As the Internet has become more established, consumers accepted digital advertising on their favorite sites and the idea that a blogger or someone they follow on Twitter might get a free product or concert pass to prompt a tweet. That acceptance, however, requires that an influencer inform followers about what the content provider receives from a marketing partner, and that subsequent evaluations are consistent with what has come before, Hamann said.
Many consumers, “are looking for useful information, and they don’t care where they get it from as long as it’s authentic to the influencer,” Hamann said. “They don’t care when the content is authentic and transparent. They still consider the content to be valuable. Championing brands and not disclosing can erode confidence.”
She added that the interest social media advertising is drawing from the FTC is “interesting.” The FTC response to consumer feedback, including its effort to update endorser guidelines, demonstrates that the audience and regulators do value social media and the influencer community as its role has advanced, and that they will respond to protect them.
Influenster Platform Pairs Brands With Consumers
NEW YORK— In detailing the benefits the organization offers marketers, Influenster emphasizes its ability to connect clients to audiences that match their needs, Jia Marquez, a company senior account executive, told HOMEWORLD BUSINESS®.

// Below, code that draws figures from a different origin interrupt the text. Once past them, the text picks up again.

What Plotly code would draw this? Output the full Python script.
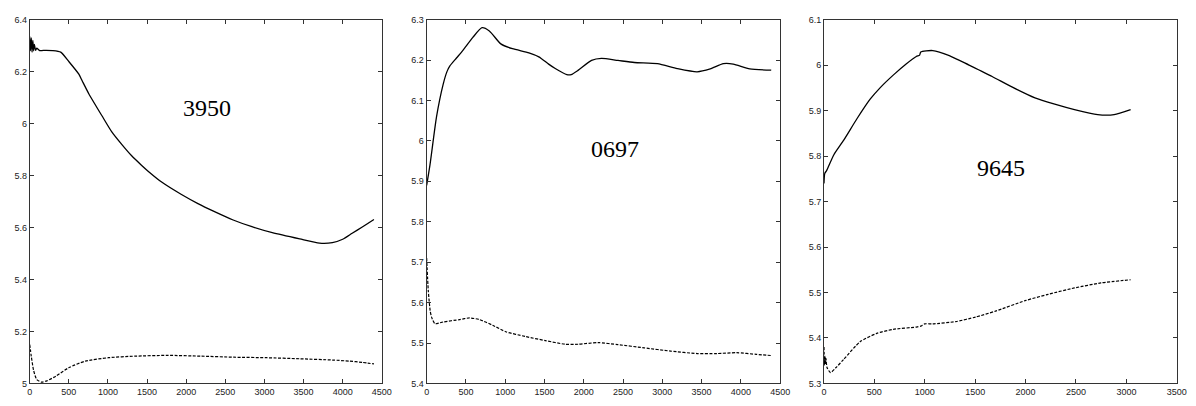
import plotly.graph_objects as go

# ---------------- data ----------------
# Panel 1 (3950)
p1_solid_x = [0, 10, 20, 30, 40, 50, 60, 75, 90, 127, 200, 291, 396, 502, 628, 670, 755, 923, 1049, 1176,
              1300, 1428, 1513, 1700, 1934, 2150, 2355, 2600, 2840, 3100, 3451, 3704, 3868, 4000, 4121,
              4250, 4399]
p1_solid_y = [6.335, 6.28, 6.33, 6.275, 6.32, 6.28, 6.305, 6.282, 6.29, 6.281, 6.282, 6.281, 6.275, 6.238,
              6.19, 6.165, 6.115, 6.03, 5.968, 5.92, 5.877, 5.84, 5.817, 5.772, 5.728, 5.692, 5.662,
              5.629, 5.603, 5.58, 5.556, 5.54, 5.542, 5.555, 5.578, 5.602, 5.631]
p1_dash_x = [0, 20, 50, 90, 150, 220, 333, 502, 712, 1007, 1344, 1766, 2187, 2608, 3030, 3451, 3872, 4083, 4250, 4399]
p1_dash_y = [5.15, 5.105, 5.05, 5.015, 5.005, 5.01, 5.028, 5.061, 5.086, 5.099, 5.105, 5.108, 5.105,
             5.101, 5.099, 5.095, 5.09, 5.086, 5.081, 5.075]

# Panel 2 (0697)
p2_solid_x = [0, 42, 126, 210, 260, 294, 380, 462, 588, 705, 798, 944, 1092, 1302, 1428, 1553, 1637, 1784,
              1840, 1931, 2099, 2225, 2435, 2644, 2938, 3190, 3442, 3610, 3777, 3903, 4113, 4386]
p2_solid_y = [5.89, 5.94, 6.06, 6.14, 6.172, 6.185, 6.205, 6.224, 6.256, 6.28, 6.272, 6.24, 6.228,
              6.218, 6.208, 6.19, 6.179, 6.164, 6.164, 6.175, 6.199, 6.204, 6.199, 6.194, 6.191, 6.179,
              6.171, 6.178, 6.191, 6.19, 6.178, 6.175]
p2_dash_x = [0, 21, 45, 63, 105, 210, 420, 546, 672, 840, 1007, 1259, 1511, 1763, 1931, 2183, 2435,
             2770, 3106, 3442, 3694, 3946, 4197, 4386]
p2_dash_y = [5.71, 5.629, 5.58, 5.564, 5.548, 5.552, 5.558, 5.562, 5.558, 5.544, 5.528, 5.516, 5.506,
             5.497, 5.497, 5.501, 5.496, 5.488, 5.48, 5.474, 5.474, 5.476, 5.472, 5.469]

# Panel 3 (9645)
p3_solid_x = [0, 8, 26, 98, 196, 327, 458, 556, 687, 818, 916, 949, 960, 1079, 1243, 1439, 1668, 1864,
              2093, 2289, 2485, 2715, 2878, 3042]
p3_solid_y = [5.74, 5.762, 5.768, 5.803, 5.835, 5.882, 5.925, 5.95, 5.978, 6.003, 6.019, 6.022, 6.029,
              6.032, 6.021, 6.0, 5.975, 5.952, 5.928, 5.914, 5.902, 5.891, 5.891, 5.902]
p3_dash_x = [0, 5, 10, 15, 20, 30, 65, 120, 196, 360, 523, 687, 916, 960, 998, 1079, 1308, 1504, 1701,
             1995, 2224, 2485, 2747, 3042]
p3_dash_y = [5.38, 5.34, 5.36, 5.342, 5.355, 5.335, 5.324, 5.335, 5.353, 5.392, 5.41, 5.419, 5.424,
             5.426, 5.431, 5.431, 5.436, 5.446, 5.459, 5.482, 5.496, 5.51, 5.521, 5.528]

labels = ["3950", "0697", "9645"]
label_pos_x = [2263, 2392, 1756]
label_pos_y = [6.06, 5.98, 5.774]

x_ranges = [[0, 4500], [0, 4500], [0, 3500]]
y_ranges = [[5.0, 6.4], [5.4, 6.3], [5.3, 6.1]]
y_dticks = [0.2, 0.1, 0.1]

# ---------------- figure ----------------
W, H = 1196, 406
x_domains = [[27 / W, 383 / W], [428.3 / W, 785.7 / W], [830 / W, 1186.7 / W]]
y_domain = [1 - 388 / H, 1 - 15 / H]

series = [
    (p1_solid_x, p1_solid_y, p1_dash_x, p1_dash_y),
    (p2_solid_x, p2_solid_y, p2_dash_x, p2_dash_y),
    (p3_solid_x, p3_solid_y, p3_dash_x, p3_dash_y),
]

fig = go.Figure()
tick_font = dict(family="Liberation Sans Narrow, Arial Narrow, Liberation Sans, sans-serif",
                 size=9, color="#222")
axis_common = dict(showgrid=False, zeroline=False, showline=True, linecolor="#333", linewidth=1,
                   mirror="ticks", ticks="inside", ticklen=4, tickcolor="#333", tickwidth=1,
                   tickfont=tick_font)

for i, (sx, sy, dx, dy) in enumerate(series):
    xa = "x" if i == 0 else f"x{i + 1}"
    ya = "y" if i == 0 else f"y{i + 1}"
    fig.add_trace(go.Scatter(x=sx, y=sy, mode="lines", xaxis=xa, yaxis=ya,
                             line=dict(color="black", width=1.3, shape="spline", smoothing=0.6),
                             showlegend=False))
    fig.add_trace(go.Scatter(x=dx, y=dy, mode="lines", xaxis=xa, yaxis=ya,
                             line=dict(color="black", width=1.2, dash="3px,1.5px",
                                       shape="spline", smoothing=0.6),
                             showlegend=False))
    xkey = "xaxis" if i == 0 else f"xaxis{i + 1}"
    ykey = "yaxis" if i == 0 else f"yaxis{i + 1}"
    fig.update_layout(**{
        xkey: dict(domain=x_domains[i], range=x_ranges[i], dtick=500, tick0=0,
                   anchor=ya, **axis_common),
        ykey: dict(domain=y_domain, range=y_ranges[i], dtick=y_dticks[i], tick0=0,
                   anchor=xa, **axis_common),
    })
    fig.add_annotation(x=label_pos_x[i], y=label_pos_y[i], xref=xa, yref=ya, text=labels[i],
                       showarrow=False,
                       font=dict(family="Liberation Serif, Times New Roman, serif", size=24, color="black"))

fig.update_layout(width=W, height=H, autosize=False,
                  margin=dict(l=0, r=0, t=0, b=0),
                  paper_bgcolor="white", plot_bgcolor="white")

fig.write_html("out.html", config={"displayModeBar": False},
               post_script="document.body.style.margin='0';document.body.style.overflow='hidden';")
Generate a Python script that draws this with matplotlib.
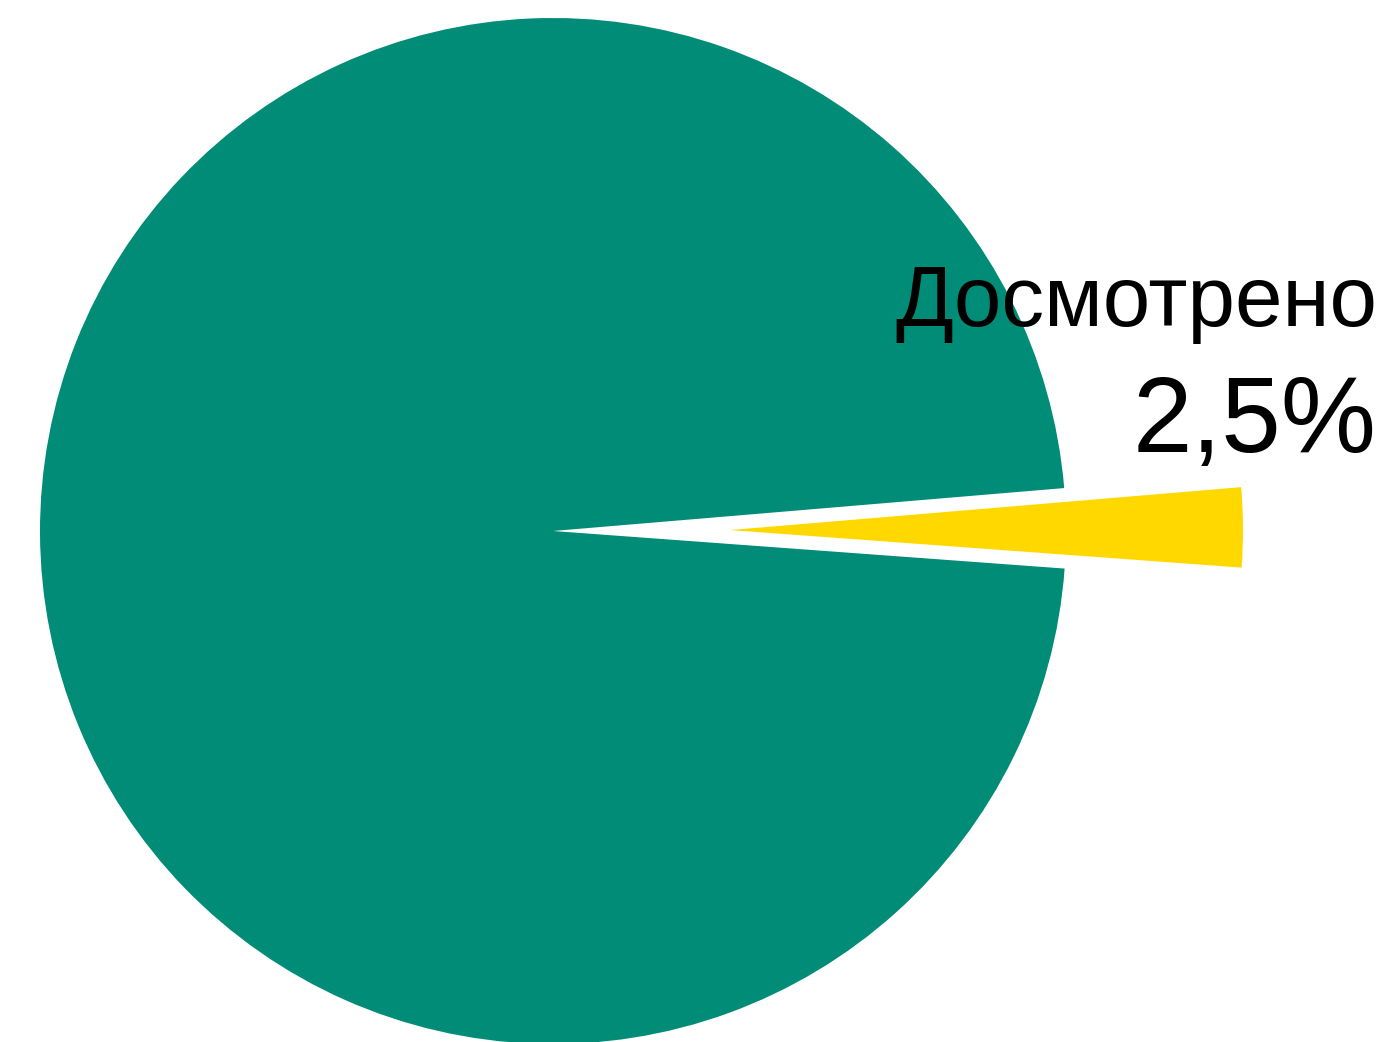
import matplotlib
matplotlib.use("Agg")
import matplotlib.pyplot as plt

categories = ["Досмотрено", "Не досмотрено"]
values = [2.5, 97.5]
colors = ["#FFD800", "#008C77"]
explode = [0.345, 0.0]

plt.rcParams['font.family'] = ['Liberation Sans', 'DejaVu Sans']

W, H = 1388, 1042
fig = plt.figure(figsize=(W / 100, H / 100), dpi=100)
ax = fig.add_axes([0, 0, 1, 1])
R = 513.0
cx, cy = 553.0, 531.0
ax.pie(values, colors=colors, explode=explode, startangle=-4.2,
       radius=1.0, center=(0, 0), wedgeprops=dict(linewidth=0))
ax.set_xlim(-cx / R, (W - cx) / R)
ax.set_ylim(-(H - cy) / R, cy / R)
ax.set_aspect('auto')
ax.axis('off')

pct = f"{values[0]:.1f}".replace('.', ',') + "%"
ax.text((1377 - cx) / R, (cy - 326) / R, categories[0], ha='right', va='baseline',
        fontsize=61.5, color='black')
ax.text((1377 - cx) / R, (cy - 452) / R, pct, ha='right', va='baseline',
        fontsize=77, color='black')

fig.savefig("out.png", dpi=100)
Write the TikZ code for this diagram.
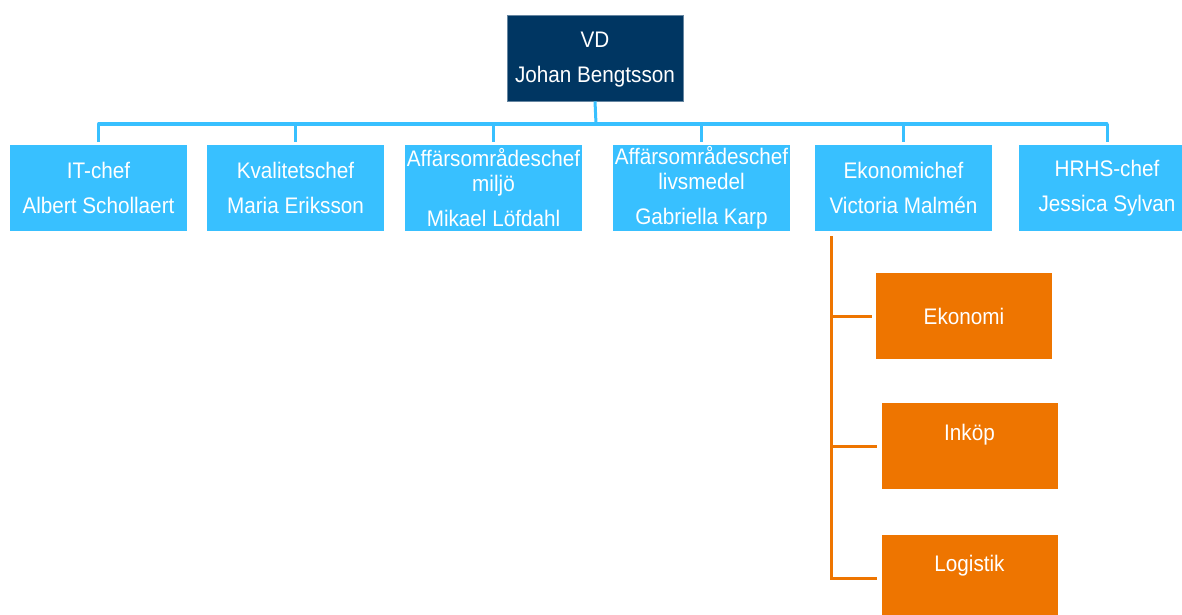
\documentclass[tikz,border=0pt]{standalone}
\usepackage{fontspec}
\setmainfont{Liberation Sans}[FakeStretch=0.92]
\definecolor{navy}{RGB}{0,54,98}
\definecolor{sky}{RGB}{56,192,255}
\definecolor{orng}{RGB}{238,117,0}
\tikzset{
  box/.style={rectangle, inner sep=0pt, minimum width=177pt, minimum height=86pt,
    text=white, align=center, font=\fontsize{22.5}{25}\selectfont},
  topbox/.style={box, fill=navy, draw=navy!60!white, line width=0.6pt, minimum width=176pt},
  midbox/.style={box, fill=sky},
  obox/.style={box, fill=orng, minimum width=176pt},
  otext/.style={text=white, inner sep=0pt, font=\fontsize{22.5}{25}\selectfont},
  bline/.style={draw=sky, line width=3pt},
  oline/.style={draw=orng, line width=3pt},
}
\begin{document}
\begin{tikzpicture}[x=1pt,y=-1pt]
\useasboundingbox (0,0) rectangle (1182,615);
\node[topbox] (vd) at (595,58) {};
\node[otext, align=center] (vdt) at (595,60) {VD\\[10pt]Johan Bengtsson};
\node[midbox] (it) at (98.5,188) {IT-chef\\[10pt]Albert Schollaert};
\node[midbox] (kv) at (295.5,188) {Kvalitetschef\\[10pt]Maria Eriksson};
\node[midbox] (mi) at (493.5,188) {Affärsområdeschef\\miljö\\[10pt]Mikael Löfdahl};
\node[midbox] (li) at (701.5,188) {Affärsområdeschef\\livsmedel\\[10pt]Gabriella Karp};
\node[midbox] (ek) at (903.5,188) {Ekonomichef\\[10pt]Victoria Malmén};
\node[midbox] (hr) at (1107,188) {HRHS-chef\\[10pt]Jessica Sylvan};
\coordinate (bus) at (596,124);
\draw[bline] (vd.south) -- (bus);
\draw[bline, line cap=round] (it.north |- bus) -- (hr.north |- bus);
\foreach \n in {it,kv,mi,li,ek,hr}{
  \draw[bline, shorten >=3pt] (\n.north |- bus) -- (\n.north);
}
\node[obox] (ekb) at (964,316) {};
\node[otext] (ekt) at (964,316) {Ekonomi};
\node[obox] (inb) at (969.5,446) {};
\node[otext] (int) at (969.5,435) {Inköp};
\node[obox] (lob) at (969.5,578) {};
\node[otext] (lot) at (969.5,566) {Logistik};
\coordinate (otop) at (831,236);
\draw[oline] (otop) -- (otop |- lob.west) -- ([xshift=-4pt]lob.west);
\draw[oline] (otop |- ekb.west) -- ([xshift=-4pt]ekb.west);
\draw[oline] (otop |- inb.west) -- ([xshift=-4pt]inb.west);
\end{tikzpicture}
\end{document}
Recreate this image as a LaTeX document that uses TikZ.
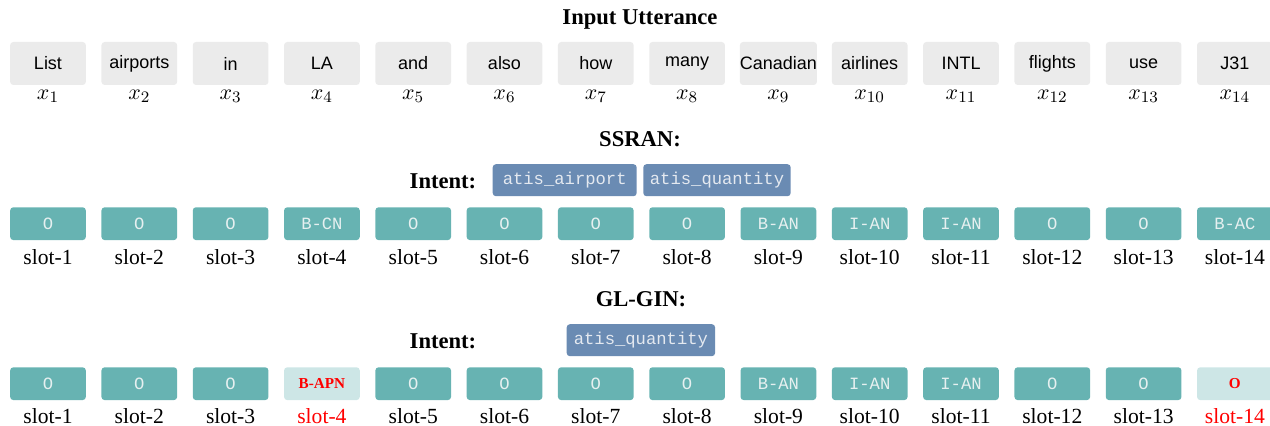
\documentclass[tikz,border=0pt]{standalone}
\usepackage[no-math]{fontspec}
\setmainfont{Liberation Serif}
\newfontfamily\wordfont{Liberation Sans}
\newfontfamily\tagfont{Liberation Mono}
\definecolor{wordgray}{HTML}{EBEBEB}
\definecolor{slotteal}{HTML}{67B3B2}
\definecolor{paleteal}{HTML}{CDE6E6}
\definecolor{intentblue}{HTML}{6A8BB3}
\definecolor{tagtext}{HTML}{E6F0F0}
\definecolor{intenttext}{HTML}{E4E9F0}
\definecolor{errred}{HTML}{FF0000}
\tikzset{
  heading/.style={font=\fontsize{11.3}{13}\selectfont\bfseries},
  wordbox/.style={fill=wordgray, rounded corners=1.6pt, inner sep=0pt,
    minimum width=37.85pt, minimum height=21.5pt,
    font=\fontsize{9}{11}\selectfont\wordfont},
  xlabel/.style={font=\fontsize{11}{13}\selectfont},
  tagbox/.style={fill=slotteal, rounded corners=1.6pt, inner sep=0pt,
    minimum width=37.85pt, minimum height=16.4pt,
    text=tagtext, font=\fontsize{8.6}{10}\selectfont\tagfont},
  wrongbox/.style={fill=paleteal, rounded corners=1.6pt, inner sep=0pt,
    minimum width=37.85pt, minimum height=16.4pt,
    text=errred, font=\fontsize{7.6}{9}\selectfont\bfseries},
  intentbox/.style={fill=intentblue, rounded corners=1.6pt, inner sep=0pt,
    minimum height=16pt, text=intenttext,
    font=\fontsize{8.6}{10}\selectfont\tagfont},
  slotlabel/.style={anchor=base, font=\fontsize{10.8}{13}\selectfont},
}
\begin{document}
\begin{tikzpicture}[x=0.5pt, y=-0.5pt]
\useasboundingbox (0,0) rectangle (1270,426);

% input tokens
\node[heading] (title) at (640,19.5) {Input Utterance};
\foreach \w [count=\i] in {List,airports,in,LA,and,also,how,many,Canadian,airlines,INTL,flights,use,J31}{
  \pgfmathsetmacro{\cx}{48+(\i-1)*91.3}
  \node[wordbox] (w\i) at (\cx,63.5) {\w};
  \node[xlabel] (xl\i) at (\cx,96) {$x_{\i}$};
}

% SSRAN predictions
\node[heading] (ssran) at (640,139) {SSRAN:};
\node[heading] (intA) at (443,181.5) {Intent:};
\node[intentbox, minimum width=72pt] (iA1) at (564.7,180.2) {atis\_airport};
\node[intentbox, minimum width=73.7pt] (iA2) at (717,180.2) {atis\_quantity};
\foreach \t/\st/\lc [count=\i] in {O/tagbox/black,O/tagbox/black,O/tagbox/black,B-CN/tagbox/black,O/tagbox/black,O/tagbox/black,O/tagbox/black,O/tagbox/black,B-AN/tagbox/black,I-AN/tagbox/black,I-AN/tagbox/black,O/tagbox/black,O/tagbox/black,B-AC/tagbox/black}{
  \pgfmathsetmacro{\cx}{48+(\i-1)*91.3}
  \node[\st] (sA\i) at (\cx,223.7) {\t};
  \node[slotlabel, text=\lc] (lA\i) at (\cx,265) {slot-\i};
}

% GL-GIN predictions
\node[heading] (glgin) at (641,299) {GL-GIN:};
\node[heading] (intB) at (443,341.5) {Intent:};
\node[intentbox, minimum width=74.2pt] (iB1) at (640.9,340.2) {atis\_quantity};
\foreach \t/\st/\lc [count=\i] in {O/tagbox/black,O/tagbox/black,O/tagbox/black,B-APN/wrongbox/errred,O/tagbox/black,O/tagbox/black,O/tagbox/black,O/tagbox/black,B-AN/tagbox/black,I-AN/tagbox/black,I-AN/tagbox/black,O/tagbox/black,O/tagbox/black,O/wrongbox/errred}{
  \pgfmathsetmacro{\cx}{48+(\i-1)*91.3}
  \node[\st] (sB\i) at (\cx,383.7) {\t};
  \node[slotlabel, text=\lc] (lB\i) at (\cx,423.5) {slot-\i};
}
\end{tikzpicture}
\end{document}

“A major benefit of partnering with Influenster is that clients are able to connect with the exact consumers that they’re trying to reach. We currently have over 600 data points per member, anywhere between age, income and ethnicity to where they shop, how much they spend, what brands they use, etc. With this information we can get really granular in terms of who our clients are trying to reach. When our members sign up, they also connect all of their social accounts— i.e. Facebook, Twitter, YouTube channels, blogs, etc.— so again we’re collecting a lot of data in terms of who their social following is and what they talk about on social,” said Marquez.
Influenster said it is a gamified platform, so, added Marquez, “We create ‘Brand Challenges’ for each campaign which outlines various tasks where clients are looking to drive activity i.e. like/follow on social, share photos, write reviews on brand/retail website, create blogs/vlogs, etc. This is so that we can streamline the activity of our members to the platforms that are most important to our clients.”
Influenster offers customer access to members of its community, Marquez said, real people who “are talking about real products. They definitely give an authentic voice and conversation surrounding our client partners, and you can really trust them to give their full and honest opinions about products that they’re testing and experiencing. Our ultimate goal is for our members to become brand loyalists to the products they receive, and we encourage them to create social activity across social media platforms so that their networks become purchasers of the products too.”
As for results, Marquez stated that Influenster clients can expect a marketing campaign launched through its members to generate thousands of posts across a range of social media platforms that can reach millions of consumers, and so, provide rapid impact.
“We also offer detailed insights reporting post program, which includes information such as prior usage and awareness, brand perception, what they like/dislike about products, competitive analysis, etc. So not only are we generating social content, but we’re also giving feedback to our clients post-program,” she said.